Total Rides per Hour - calculated the total rides for members and casual separated by the time of the day (24hr); used a line comparison chart.
Total Rides per Day - calculated the total rides for members and casual separated by the day of the month; used a line comparison chart.
Total Rides per Bike Type - calculated the total rides for members and casual separated by Bike type; used stacked column chart.
I used R to analyze the data because it could handle all of the information quicker than Excel. Below is my general process in R.
View my full code on my Github for this capstone project here.:-
Load all of the libraries I used: tidyverse, lubridate, hms, data.table
Uploaded all of the original data from the data source divytrip into R using read_csv function to upload all individual csv files and save them in separate data frames. For august 2023 data I saved it into aug08_df, september 2023 to sep09_df and so on.
Merged the 12 months of data together using rbind to create a one year view
Created a new data frame called cyclistic_date that would contain all of my new columns
Created new columns for:
Ride Length - did this by subtracting end_at time from start_at time
Day of the Week
Month
Day
Year
Time - convert the time to HH:MM:SS format
Hour
Season - Spring, Summer, Winter or Fall
Time of Day - Night, Morning, Afternoon or Evening
Cleaned the data by:
Removing duplicate rows
Remove rows with NA values (blank rows)
Remove where ride_length is 0 or negative (ride_length should be a positive number)

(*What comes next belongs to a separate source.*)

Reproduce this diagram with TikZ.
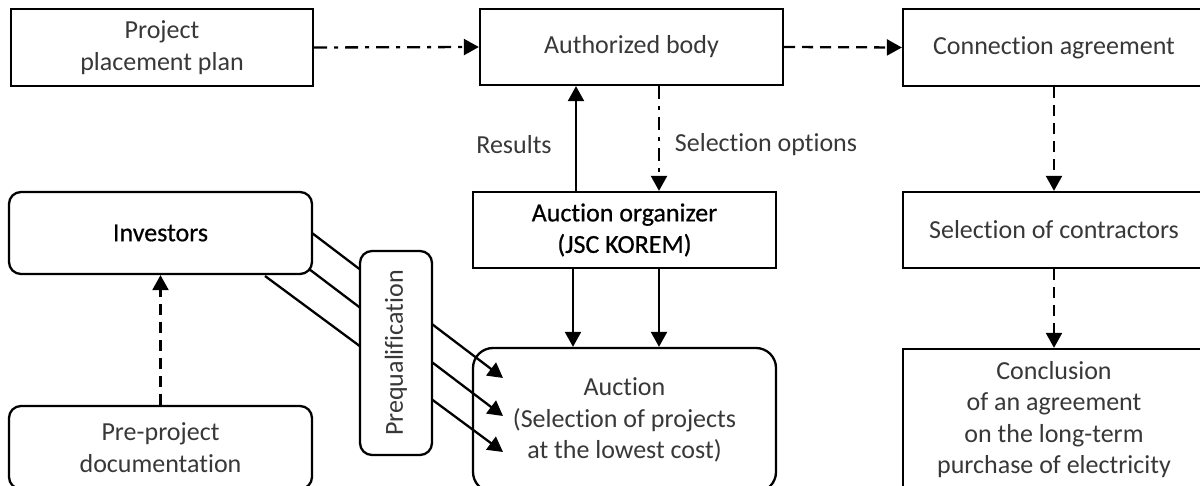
\documentclass[tikz,border=0pt]{standalone}
\usepackage{fontspec}
\setmainfont{Carlito}[Ligatures=NoCommon]
\newfontfamily\strongfont{Carlito}[Ligatures=NoCommon,FakeBold=0.6]
\usetikzlibrary{arrows.meta}
\begin{document}
\begin{tikzpicture}[x=1pt,y=-1pt,
  every node/.style={font=\fontsize{26}{31.5}\selectfont, text=black!78},
  box/.style={draw=black, line width=2.3pt, rectangle, align=center, inner sep=0pt, fill=white},
  rbox/.style={box, rounded corners=12pt},
  strong/.style={text=black, font=\fontsize{26}{31.5}\strongfont},
  conn/.style={line width=2.3pt, -{Triangle[length=15pt,width=16pt]}},
  dashline/.style={conn, dash pattern=on 11pt off 7pt},
  dashdot/.style={conn, dash pattern=on 13pt off 7pt on 4pt off 7pt},
  lbl/.style={inner sep=0pt}
]
\useasboundingbox (0,0) rectangle (1200,486);
\clip (0,0) rectangle (1200,486);

% top row
\node[box, minimum width=302pt, minimum height=77pt] (plan) at (162,47.5) {Project\\placement plan};
\node[box, minimum width=303pt, minimum height=76pt] (auth) at (631.5,47) {Authorized body};
\node[box, minimum width=302pt, minimum height=77pt] (agr) at (1054,47.5) {Connection agreement};

% right column
\node[box, minimum width=302pt, minimum height=76pt] (sel) at (1054,230) {Selection of contractors};
\node[box, minimum width=302pt, minimum height=141pt] (concl) at (1054,419.5) {Conclusion\\of an agreement\\on the long-term\\purchase of electricity};

% middle column
\node[box, minimum width=303pt, minimum height=76pt, strong] (org) at (624.5,230) {Auction organizer\\(JSC KOREM)};
\node[rbox, rounded corners=20pt, minimum width=303pt, minimum height=144pt] (auc) at (624.5,420) {Auction\\(Selection of projects\\at the lowest cost)};

% left column
\node[rbox, minimum width=303pt, minimum height=82pt, strong] (inv) at (160.5,233) {Investors};
\node[rbox, minimum width=303pt, minimum height=83pt] (pre) at (160.5,447.5) {Pre-project\\documentation};

% helper coordinates
\coordinate (xr) at (576,0);
\coordinate (xs) at (659,0);
\coordinate (xd) at (573,0);
\coordinate (s1) at (312,233);
\coordinate (s2) at (309,269);
\coordinate (s3) at (265,276);
\coordinate (t1) at (503,378);
\coordinate (t2) at (503,416);
\coordinate (t3) at (503,452);

% connectors
\draw[dashdot] (plan.east) -- (auth.west);
\draw[dashline] (auth.east) -- (agr.west);
\draw[dashline] (agr.south) -- (sel.north);
\draw[dashline] (sel.south) -- (concl.north);
\draw[conn] (xr |- org.north) -- (xr |- auth.south);
\draw[dashdot] (xs |- auth.south) -- (xs |- org.north);
\draw[conn] (xd |- org.south) -- (xd |- auc.north);
\draw[conn] (xs |- org.south) -- (xs |- auc.north);
\draw[dashline] (pre.north) -- (inv.south);
\draw[conn] (s1) -- (t1);
\draw[conn] (s2) -- (t2);
\draw[conn] (s3) -- (t3);

% prequalification box over the lines
\node[rbox, minimum width=72pt, minimum height=204pt] (preq) at (396,353) {\rotatebox{90}{Prequalification}};

% labels
\node[lbl] (lres) at (514,145) {Results};
\node[lbl] (lsel) at (766,145) {Selection options};
\end{tikzpicture}
\end{document}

Remove unnecessary columns: ride_id, start_station_id, end_station_id, start_lat, start_long, end_lat, end_lng
Calculated Total Rides for:
Total number of rides which was just the row count = 5707197
Member type - casual riders vs. annual members
Type of Bike - classic vs docked vs electric; separated by member type and total rides for each bike type
Hour - separated by member type and total rides for each hour in a day
Time of Day - separated by member type and total rides for each time of day (morning, afternoon, evening, night)
Day of the Week - separated by member type and total rides for each day of the week
Day of the Month - separated by member type and total rides for each day of the month
Month - separated by member type and total rides for each month
Season - separated by member type and total rides for each season (spring, summer, fall, winter)

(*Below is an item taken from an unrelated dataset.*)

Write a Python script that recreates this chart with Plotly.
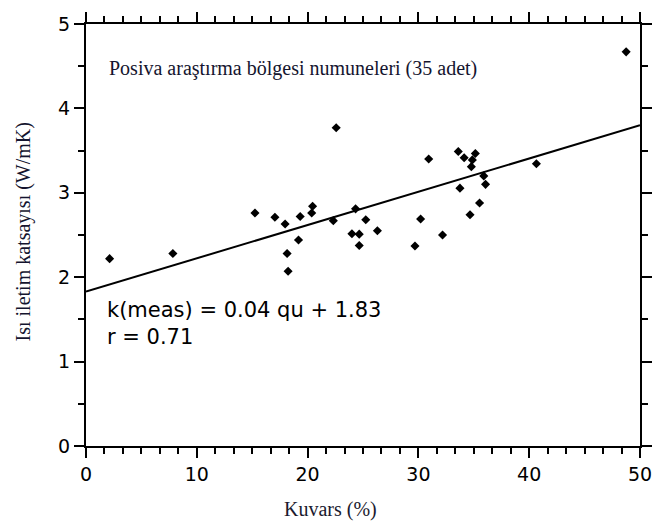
import plotly.graph_objects as go

# Data
quartz_pct = [2.13, 7.84, 15.25, 17.05, 17.97, 18.15, 18.24, 19.18, 19.33, 20.37,
              20.45, 22.32, 22.58, 24.0, 24.33, 24.66, 24.66, 25.25, 26.3, 29.69,
              30.2, 30.93, 32.18, 33.6, 33.75, 34.13, 34.66, 34.78, 34.87, 35.14,
              35.52, 35.9, 36.06, 40.65, 48.75]
conductivity = [2.22, 2.28, 2.76, 2.71, 2.63, 2.28, 2.07, 2.44, 2.72, 2.76,
                2.84, 2.67, 3.77, 2.515, 2.81, 2.51, 2.375, 2.68, 2.55, 2.37,
                2.69, 3.40, 2.50, 3.49, 3.055, 3.415, 2.74, 3.31, 3.39, 3.465,
                2.88, 3.20, 3.10, 3.345, 4.67]

fit_slope = 0.0394
fit_intercept = 1.83
fit_x = [0, 50]
fit_y = [fit_intercept + fit_slope * v for v in fit_x]

x_range = [0, 50]
y_range = [0, 5]
x_major_step = 10
x_minor_step = 10 / 6
y_major_step = 1
y_minor_step = 0.5

fig = go.Figure()
fig.add_trace(go.Scatter(x=fit_x, y=fit_y, mode="lines",
                         line=dict(color="black", width=2), showlegend=False,
                         hoverinfo="skip"))
fig.add_trace(go.Scatter(x=quartz_pct, y=conductivity, mode="markers",
                         marker=dict(symbol="diamond", size=7, color="black"),
                         showlegend=False))

axis_common = dict(showgrid=False, zeroline=False, showline=True, linecolor="black",
                   linewidth=2, mirror="ticks", ticks="outside", ticklen=10,
                   tickwidth=1.5, tickcolor="black", tickmode="linear", tick0=0,
                   tickfont=dict(family="DejaVu Sans", size=19, color="black"))

fig.update_layout(
    width=664, height=522,
    margin=dict(l=86, r=16, t=17, b=76),
    plot_bgcolor="white", paper_bgcolor="white",
    xaxis=dict(range=x_range, dtick=x_major_step,
               minor=dict(ticks="outside", ticklen=6, tickwidth=1.5, tickcolor="black",
                          tickmode="linear", tick0=0, dtick=x_minor_step, showgrid=False),
               **axis_common),
    yaxis=dict(range=y_range, dtick=y_major_step,
               minor=dict(ticks="outside", ticklen=6, tickwidth=1.5, tickcolor="black",
                          tickmode="linear", tick0=0, dtick=y_minor_step, showgrid=False),
               **axis_common),
    annotations=[
        dict(text="Posiva araştırma bölgesi numuneleri (35 adet)", xref="paper", yref="paper",
             x=(107-86)/562, y=(446-62)/429, xanchor="left", yanchor="middle", showarrow=False,
             font=dict(family="Liberation Serif", size=20, color="#14142e")),
        dict(text="k(meas) = 0.04 qu + 1.83<br>r = 0.71", xref="paper", yref="paper",
             x=(105-86)/562, y=(446-321)/429, xanchor="left", yanchor="middle", showarrow=False,
             align="left",
             font=dict(family="DejaVu Sans", size=21, color="black")),
        dict(text="Kuvars (%)", xref="paper", yref="paper",
             x=(334-86)/562, y=(446-511)/429, xanchor="center", yanchor="middle", showarrow=False,
             font=dict(family="Liberation Serif", size=20, color="#1a1a2e")),
        dict(text="Isı iletim katsayısı (W/mK)", xref="paper", yref="paper",
             x=(23-86)/562, y=(446-228)/429, xanchor="center", yanchor="middle", showarrow=False,
             textangle=-90,
             font=dict(family="Liberation Serif", size=20, color="#14142e")),
    ],
)

fig.write_html("out.html")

Calculated Average Ride Length for:
Total average ride length
Member type - casual riders vs. annual members
Type of Bike - separated by member type and average ride length for each bike type
Hour - separated by member type and average ride length for each hour in a day
Time of Day - separated by member type and average ride length for each time of day (morning, afternoon, evening, night)
Day of the Week - separated by member type and average ride length for each day of the week
Day of the Month - separated by member type and average ride length for each day of the month
Month - separated by member type and average ride length for each month
Season - separated by member type and average ride lengths for each season (spring, summer, fall, winter)
Then using all of this data I created my own summary in my case notes and took note of the: total rides for each variable, average ride lengths for each variable, and the difference between members versus casual riders.
While I learned the basics of Tableau in the Google Course I wanted more practice with visualizing data and creating dashboards.
To view my completed dashboard click here.
I created a separate R code (you can view it here on Github) that made some changes for specifically the Tableau portion.
For ride length I rounded the digits by 1, meaning my numbers were 29.8 or 12.5.
Revised how I created my "month" column. I used mutate() to create a column that had the month in ___ format and not number format. So instead of 01 it would say "January"
Cleaned the data: removed rows with NA values, removed duplicate rows, removed where ride_length was 0 or negative and removed unnecessary columns like: ride_id, start_station_id, end_station_id, start_lat, start_long, end_lat, end_lng
Created a new dataframe with this information so I could test the difference between the original data frame (cyclistic_date) that I used for my analysis and the data frame I would use for Tableau (cyclistic_tableau).
In this new data frame I removed more columns to make calculations quicker in Tableau. I removed: start_station_name, end_station_name, time, started_at, ended_at
Downloaded this data frame into a .csv file which I uploaded to Tableau
Created graphs similar to those I created in Excel but added a few:
User Type (Figure 1)
Total Rides by Bike Type (Figure 3)
Ride Length by Weekday (Figure 2)
Total Rides by Weekday (Figure 4)
Total Rides by Hour (Figure 5)
Total Rides by Month (Figure 6)
Made minor edits to design elements and created final dashboard (Figure 7)
Figure 1
Figure 2
Figure 3
Figure 4
Figure 5
Figure 6
Figure 7
Figure 7
While I learned the basics of Tableau in the Google Course I wanted more practice with visualizing data and creating dashboards.
Total Rides recorded for the whole year of 2023 = 5.71 Million.
Members have used the service more than casual users.members contributed about 64% of the total rides and casual users contributed for the remaining 36%.
Average ride length recorded was 18.23 mins(including members and casual users).Based on user type casual riders have registered the longest ride of 28.30 minutes as compare to 12.56 minutes by member users.
Busiest weekday was saturday.Count of member users(471,659) was more than the casual users(409,904).
The busiest time of the day recorded was afternoon with a count of 2,512,547 rides.
August was registered as the busiest month with a total of 769,961 rides shared between member and casual riders.
Summer was the busiest season of the year with 2,253,883 rides or 39.49 % of total rides.With member riders accounted for 22.98 % of the total ride and casual riders accounted for 16.51% of the total rides for the summer.
Top three recommendations :-
Provide customized discounts and perks for members depending upon their profile like most travelled route,during what time of the day they use the service the most,average ridelength etc.
Encourage casual riders to signup to the service by providing discounted monthly/yearly subscriptions or providing addon services.
Incentive riders who travel during less busy hours or travel on less popular routes so that more riders opt for our service.
Start referral programs for existing users so if someone joins using their referral ,existing user gets ride credits which they can use for their next trip.
Encourage users to share their experience with service across all social media platforms.